Cadrer la nature s’ancre dans un contexte particulier de création en extérieur, de diffusion virtuelle et de mise en valeur des pièces d’une collection qui en compte plus de huit cents. Avec ces contraintes comme point de départ, Catherine Barnabé, qui s’intéresse depuis plusieurs années à l’espace et à la géographie, a invité quatre artistes à réaliser une œuvre in situ au Belvédère Outremont. Chacune d’entre elles a également été jumelée par la commissaire aux représentations paysagères d’artistes méconnues de l’histoire de l’art québécois récente. Attentives aux environnements qui les entourent dans leur pratique respective, Janick Burn, Hannah Claus, Ariane Plante et Ingrid Tremblay ont parcouru ce flanc moins fréquenté du mont Royal, situé derrière l’Université de Montréal, afin d’explorer son potentiel narratif. Une multiplicité de récits a émané de ces déambulations, nous menant à (re)découvrir un lieu emblématique montréalais et des artistes dont le travail mérite d’être parcouru.

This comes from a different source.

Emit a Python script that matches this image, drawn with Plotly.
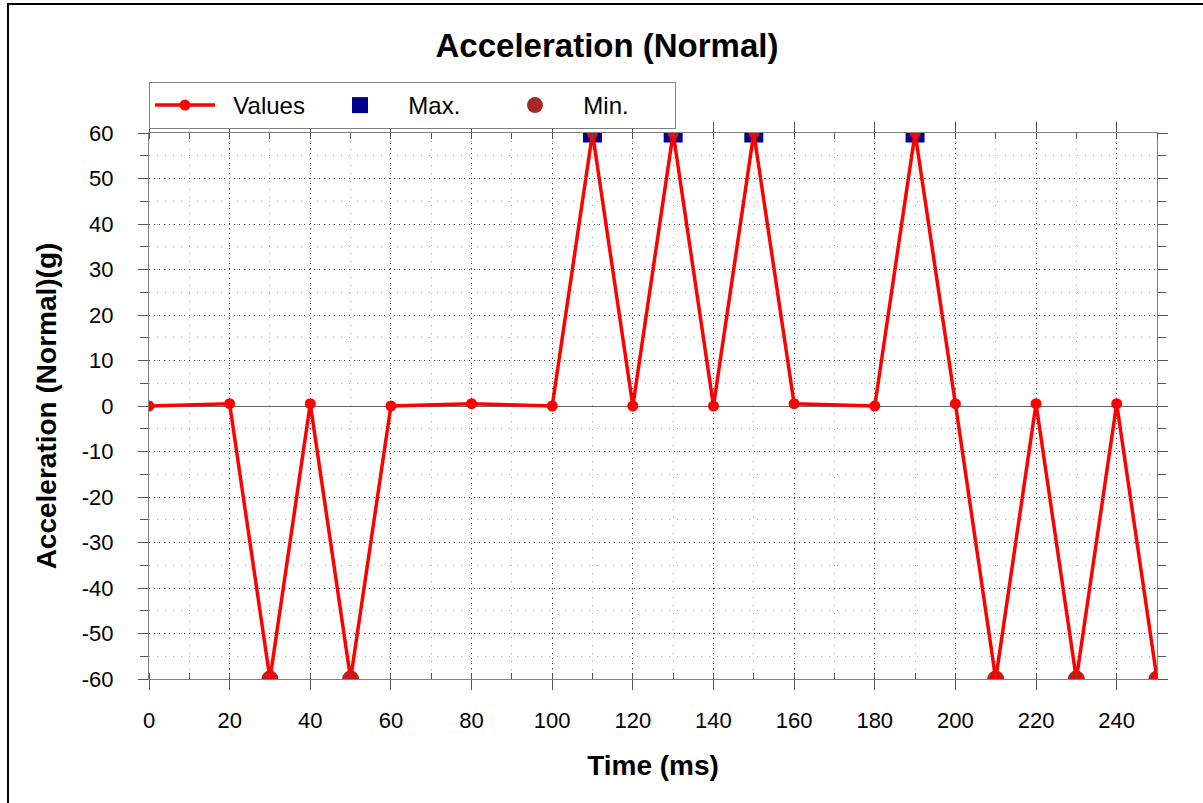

Janick Burn, Solaires (2020)
Arrêt sur image. Courtoisie de l’artiste

« Le paysage, c’est habiter le monde et être habité par lui (2). »

Répartie sur une dizaine de pages Web que l’on défile une à une, l’exposition virtuelle débute par des citations de théoriciens (Anne Cauquelin, Jean-Marc Besse, Georges Perec) sur la notion de paysage. Chaque extrait s’entremêle avec les mots impressionnistes de
Catherine Barnabé réfléchissant à l’espace en tant que lieu activé par la présence. Intéressée par les relations entre les individus et leur environnement, la commissaire a conçu Cadrer la nature autour d’une « pratique de l’espace » ; un espace qui n’est jamais neutre, le rappelle-t-elle, autant d’un point de vue artistique, historique que philosophique.

Solaires (2020) de Janick Burn, constituée d’une vidéo et d’une solargraphie3, de même que l’aquarelle Sans Titre 01 (2010) de Maude Connolly sont les premières œuvres jumelées de la visite à capter mon regard, dans lesquelles on reconnaît d’ailleurs une ligne d’horizon similaire. Avec sa vidéo, Burn, qui porte une attention récurrente au corps et au cadre de la performance et de l’image, propose un plan fixe de la cime du mont Royal en noir et blanc rythmé par le son de sa respiration et de ses pas. Au moment où on l’entend s’immobiliser, un reflet apparaît dans la montagne. Le corps de l’artiste, qui n’est pas donné à voir, devient ici visible par ses actions : cadrer l’image, respirer, marcher, refléter la lumière, performer ; « Il fait présence par son absence4. » Le corps habite autrement l’espace dans le paysage schématique de Connolly, qui met en scène un personnage en action dans un cadre naturel rocailleux. On peut supposer qu’il s’agit d’un environnement inspiré de la forêt du Pekuakami (Lac-Saint-Jean), où elle réside. Membre de la communauté Pekuakamiulnuatsh de Mashteuiatsh, l’artiste pratique la technique du perlage, la sculpture et la peinture pour représenter des éléments inspirés de contes et de légendes innues. Bien qu’important, son travail multidisciplinaire reste à ce jour peu documenté. Cette visibilité inégale entre certaines artistes a, entre autres, incité la commissaire à privilégier une approche sensible afin de faire dialoguer les œuvres.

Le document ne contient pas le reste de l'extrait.